In neighboring Lebanon, a car bomb blew up near a gas station in a Shiite town, killing at least three people, in the latest attack linked to the war in neighboring Syria.
Footage on al-Manar television, associated with the Shiite group Hezbollah, showed a bright orange blaze as black silhouettes of people ran by the gas station in the northeastern town of Hermel that lies near the Syrian border. Blasts could be heard in the background. The Lebanese Red Cross said another 18 people were wounded. The organization initially reported that four people were killed, but later revised the number downwards.
The large blast occurred near a school for impoverished and orphaned children. None was injured, officials said.

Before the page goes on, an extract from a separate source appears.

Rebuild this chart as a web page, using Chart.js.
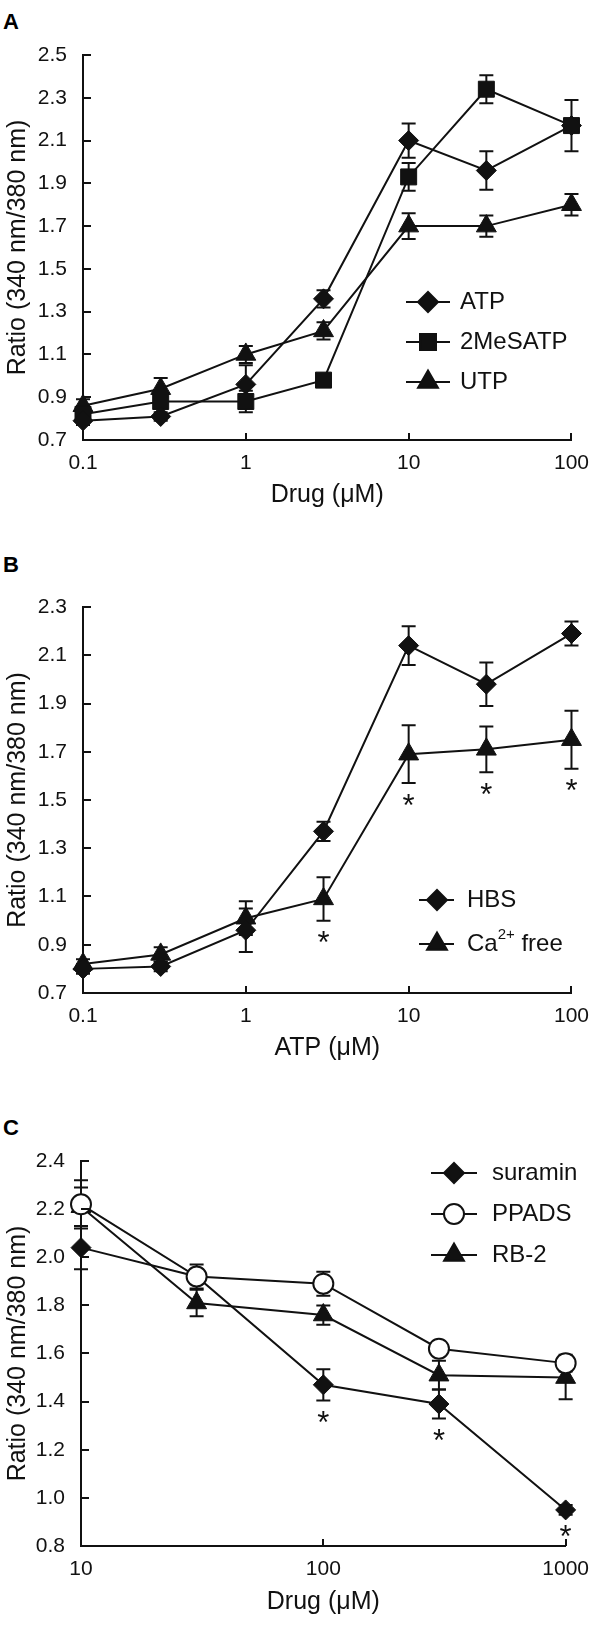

It was the latest in a series of attacks targeting Lebanon’s Shiite community, as Syria’s violence causes neighboring Lebanon’s sectarian tensions to escalate into outright violence.
Sunni militant groups have claimed responsibility for a relentless series of attacks on Shiite parts of Lebanon, including a bomb that exploded in Hermel in late January. They say it is in retaliation for the Shiite Hezbollah group sending its fighters into Syria’s civil war to support forces of President Bashar Assad.
In Damascus, Syria, the United Nations’ secretary-general pressed the U.S. and Russia to help ensure that peace talks aimed at stemming Syria’s civil war can soon resume, while Russia’s foreign minister said Saturday that it was “very difficult” to push Assad’s government to make concessions.
A week of peace talks ended in Geneva on Friday with no concrete progress and no immediate commitment from Assad’s envoys to return Feb. 10 for more meetings with the Western-backed opposition as suggested by mediator Lakhdar Brahimi.
U.N. Secretary-General Ban Ki-moon told a conference of global security officials in Munich that he urged Russian Foreign Minister Sergey Lavrov and U.S. Secretary of State John Kerry at a meeting on the sidelines “to use their influence to ensure the talks proceed as scheduled on Feb. 10.”
The U.S. has insisted that Assad cannot be part of a transitional government, while Russia has been a key ally of Assad’s government.
Speaking to reporters on his return to Damascus, Syrian Foreign Minister Walid al-Moallem said his delegation was “ready” and waiting for an invitation to return to Switzerland, in a statement carried on state media.
Ban urged the warring parties to “come back with more sense of earnestness as well as seriousness and urgency.”